Aim:
Copy every line of the records below where the word "this" occurs.

Data to use:
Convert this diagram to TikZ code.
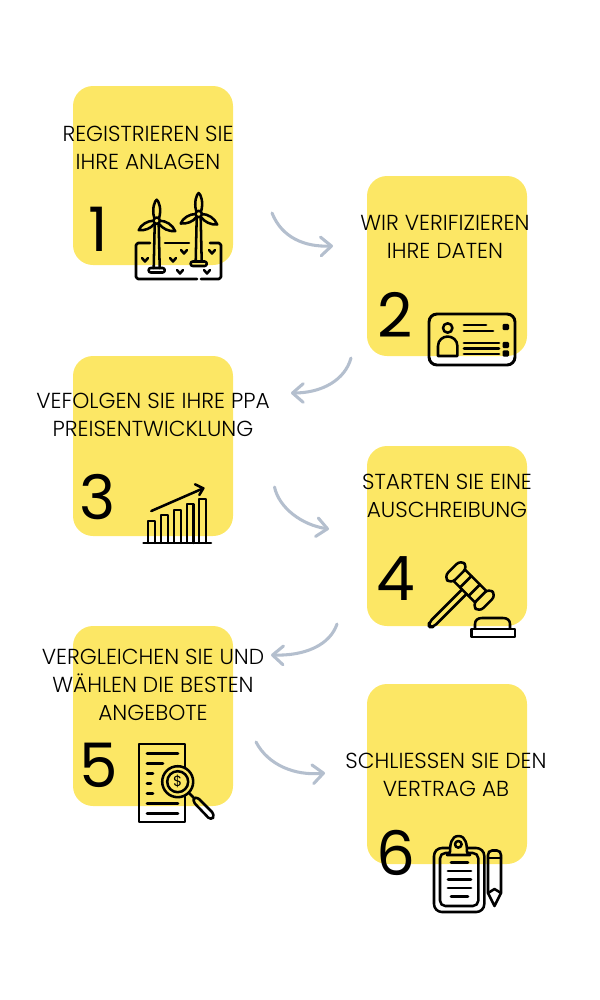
* * *
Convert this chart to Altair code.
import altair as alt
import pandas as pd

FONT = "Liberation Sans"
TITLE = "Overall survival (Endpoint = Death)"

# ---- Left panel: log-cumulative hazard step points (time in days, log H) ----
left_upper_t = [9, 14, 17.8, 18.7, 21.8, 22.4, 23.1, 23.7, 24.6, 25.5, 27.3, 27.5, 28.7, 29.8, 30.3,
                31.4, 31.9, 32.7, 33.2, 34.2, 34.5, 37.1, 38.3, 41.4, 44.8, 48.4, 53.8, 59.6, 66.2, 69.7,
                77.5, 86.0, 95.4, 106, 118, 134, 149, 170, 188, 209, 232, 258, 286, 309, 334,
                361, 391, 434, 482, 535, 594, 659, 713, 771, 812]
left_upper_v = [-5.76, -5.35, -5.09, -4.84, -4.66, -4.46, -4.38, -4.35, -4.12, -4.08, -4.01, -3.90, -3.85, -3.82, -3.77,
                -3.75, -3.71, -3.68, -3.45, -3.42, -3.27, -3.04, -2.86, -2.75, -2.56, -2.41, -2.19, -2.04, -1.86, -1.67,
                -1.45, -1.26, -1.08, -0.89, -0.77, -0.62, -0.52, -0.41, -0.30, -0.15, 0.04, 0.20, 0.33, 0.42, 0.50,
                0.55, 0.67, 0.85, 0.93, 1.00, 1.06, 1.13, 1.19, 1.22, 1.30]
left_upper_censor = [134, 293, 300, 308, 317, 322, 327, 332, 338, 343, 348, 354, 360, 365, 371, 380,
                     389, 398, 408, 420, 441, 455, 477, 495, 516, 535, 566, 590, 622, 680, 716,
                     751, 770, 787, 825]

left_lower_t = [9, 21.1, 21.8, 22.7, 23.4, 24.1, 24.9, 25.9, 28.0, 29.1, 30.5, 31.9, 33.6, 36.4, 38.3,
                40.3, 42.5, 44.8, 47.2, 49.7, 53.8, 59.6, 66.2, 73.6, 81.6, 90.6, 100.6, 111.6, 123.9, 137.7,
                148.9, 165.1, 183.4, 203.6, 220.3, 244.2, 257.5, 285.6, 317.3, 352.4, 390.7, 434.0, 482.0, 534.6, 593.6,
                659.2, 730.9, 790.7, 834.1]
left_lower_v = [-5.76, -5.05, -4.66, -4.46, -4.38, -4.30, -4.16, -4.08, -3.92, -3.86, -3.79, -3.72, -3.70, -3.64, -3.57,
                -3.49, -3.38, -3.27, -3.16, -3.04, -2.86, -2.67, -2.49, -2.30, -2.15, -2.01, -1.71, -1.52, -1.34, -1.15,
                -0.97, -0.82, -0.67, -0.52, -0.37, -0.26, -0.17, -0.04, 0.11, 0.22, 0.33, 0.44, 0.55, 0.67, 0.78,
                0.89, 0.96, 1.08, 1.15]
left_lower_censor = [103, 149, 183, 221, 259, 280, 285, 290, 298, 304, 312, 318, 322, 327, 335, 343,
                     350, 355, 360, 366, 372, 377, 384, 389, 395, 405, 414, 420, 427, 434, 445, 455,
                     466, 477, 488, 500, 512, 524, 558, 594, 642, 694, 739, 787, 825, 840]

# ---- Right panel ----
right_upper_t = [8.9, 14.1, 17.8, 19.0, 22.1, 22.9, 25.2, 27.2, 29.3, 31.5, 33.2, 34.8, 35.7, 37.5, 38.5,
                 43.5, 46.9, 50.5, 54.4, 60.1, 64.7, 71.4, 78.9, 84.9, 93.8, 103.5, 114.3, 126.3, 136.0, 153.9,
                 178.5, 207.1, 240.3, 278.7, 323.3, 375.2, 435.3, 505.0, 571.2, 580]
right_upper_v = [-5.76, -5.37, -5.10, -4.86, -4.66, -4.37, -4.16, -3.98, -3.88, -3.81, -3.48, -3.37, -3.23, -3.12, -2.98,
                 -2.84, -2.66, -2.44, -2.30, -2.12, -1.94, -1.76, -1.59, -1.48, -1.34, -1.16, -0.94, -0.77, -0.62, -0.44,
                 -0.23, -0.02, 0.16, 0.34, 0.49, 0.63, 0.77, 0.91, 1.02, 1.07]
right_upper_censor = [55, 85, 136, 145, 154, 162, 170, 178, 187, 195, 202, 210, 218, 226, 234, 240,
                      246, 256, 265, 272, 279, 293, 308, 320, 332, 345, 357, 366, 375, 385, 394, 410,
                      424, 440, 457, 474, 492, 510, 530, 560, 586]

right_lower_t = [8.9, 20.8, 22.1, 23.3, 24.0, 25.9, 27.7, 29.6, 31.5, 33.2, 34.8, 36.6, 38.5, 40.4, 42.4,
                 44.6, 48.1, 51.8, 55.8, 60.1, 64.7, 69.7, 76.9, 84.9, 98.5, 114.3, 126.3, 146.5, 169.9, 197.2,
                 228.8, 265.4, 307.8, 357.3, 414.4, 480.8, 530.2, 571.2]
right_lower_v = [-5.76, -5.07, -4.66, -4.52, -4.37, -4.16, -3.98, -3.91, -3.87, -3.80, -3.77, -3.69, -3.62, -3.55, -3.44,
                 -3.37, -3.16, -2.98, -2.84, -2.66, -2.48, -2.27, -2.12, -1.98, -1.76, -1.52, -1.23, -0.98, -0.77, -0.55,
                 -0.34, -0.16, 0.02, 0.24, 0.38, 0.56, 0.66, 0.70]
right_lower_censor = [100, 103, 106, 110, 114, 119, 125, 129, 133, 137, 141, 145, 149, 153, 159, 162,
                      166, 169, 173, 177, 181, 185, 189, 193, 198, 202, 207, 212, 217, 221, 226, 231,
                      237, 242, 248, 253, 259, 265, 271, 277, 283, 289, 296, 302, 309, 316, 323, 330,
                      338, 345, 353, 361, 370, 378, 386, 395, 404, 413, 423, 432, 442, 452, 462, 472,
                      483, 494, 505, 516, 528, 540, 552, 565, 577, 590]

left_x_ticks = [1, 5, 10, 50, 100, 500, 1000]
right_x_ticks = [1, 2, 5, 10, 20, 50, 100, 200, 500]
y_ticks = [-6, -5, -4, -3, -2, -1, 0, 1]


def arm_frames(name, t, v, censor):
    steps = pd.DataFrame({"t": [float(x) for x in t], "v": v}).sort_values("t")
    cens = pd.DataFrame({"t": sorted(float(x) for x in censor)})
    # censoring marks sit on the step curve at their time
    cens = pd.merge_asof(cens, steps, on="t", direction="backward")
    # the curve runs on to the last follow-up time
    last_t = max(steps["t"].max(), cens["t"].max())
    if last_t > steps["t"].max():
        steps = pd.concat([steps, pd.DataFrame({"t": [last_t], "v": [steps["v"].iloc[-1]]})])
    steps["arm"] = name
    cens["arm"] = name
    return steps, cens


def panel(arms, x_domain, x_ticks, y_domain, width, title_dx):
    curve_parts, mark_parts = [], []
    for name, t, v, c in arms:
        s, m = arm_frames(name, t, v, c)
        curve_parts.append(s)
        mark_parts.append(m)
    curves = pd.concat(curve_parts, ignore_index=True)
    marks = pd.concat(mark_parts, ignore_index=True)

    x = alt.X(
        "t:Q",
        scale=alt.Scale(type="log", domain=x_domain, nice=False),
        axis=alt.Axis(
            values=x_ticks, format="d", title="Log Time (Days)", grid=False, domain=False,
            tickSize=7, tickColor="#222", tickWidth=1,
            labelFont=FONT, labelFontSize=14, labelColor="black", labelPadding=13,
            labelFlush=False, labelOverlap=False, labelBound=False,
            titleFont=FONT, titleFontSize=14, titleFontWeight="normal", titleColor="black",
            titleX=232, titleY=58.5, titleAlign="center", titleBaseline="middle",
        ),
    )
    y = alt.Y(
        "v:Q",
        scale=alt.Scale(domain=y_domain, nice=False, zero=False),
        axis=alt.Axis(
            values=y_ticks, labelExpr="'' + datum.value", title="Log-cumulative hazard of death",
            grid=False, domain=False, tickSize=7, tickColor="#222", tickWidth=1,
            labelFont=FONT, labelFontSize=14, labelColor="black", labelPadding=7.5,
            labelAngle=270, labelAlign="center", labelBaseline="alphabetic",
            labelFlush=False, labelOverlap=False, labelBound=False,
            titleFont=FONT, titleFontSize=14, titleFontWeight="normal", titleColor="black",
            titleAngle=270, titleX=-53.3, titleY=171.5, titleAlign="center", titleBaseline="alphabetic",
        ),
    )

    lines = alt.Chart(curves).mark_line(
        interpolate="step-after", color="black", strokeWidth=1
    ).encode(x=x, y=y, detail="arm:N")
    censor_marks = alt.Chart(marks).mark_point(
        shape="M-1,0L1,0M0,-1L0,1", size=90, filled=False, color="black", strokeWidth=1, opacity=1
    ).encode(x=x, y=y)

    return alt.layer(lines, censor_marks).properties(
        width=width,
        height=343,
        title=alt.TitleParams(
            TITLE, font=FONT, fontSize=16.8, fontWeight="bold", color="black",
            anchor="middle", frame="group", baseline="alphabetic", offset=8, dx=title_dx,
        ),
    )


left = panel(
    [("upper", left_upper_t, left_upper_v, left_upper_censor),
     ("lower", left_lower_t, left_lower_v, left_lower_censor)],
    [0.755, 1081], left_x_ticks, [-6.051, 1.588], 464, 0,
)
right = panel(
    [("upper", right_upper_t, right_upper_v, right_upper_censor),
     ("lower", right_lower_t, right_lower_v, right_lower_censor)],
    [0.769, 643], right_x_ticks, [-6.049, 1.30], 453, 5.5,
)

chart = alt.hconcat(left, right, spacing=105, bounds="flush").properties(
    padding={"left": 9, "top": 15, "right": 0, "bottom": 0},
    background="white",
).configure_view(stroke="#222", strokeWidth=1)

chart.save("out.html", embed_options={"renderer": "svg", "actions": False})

Correct output:
Convert this diagram to TikZ code.
Convert this chart to Altair code.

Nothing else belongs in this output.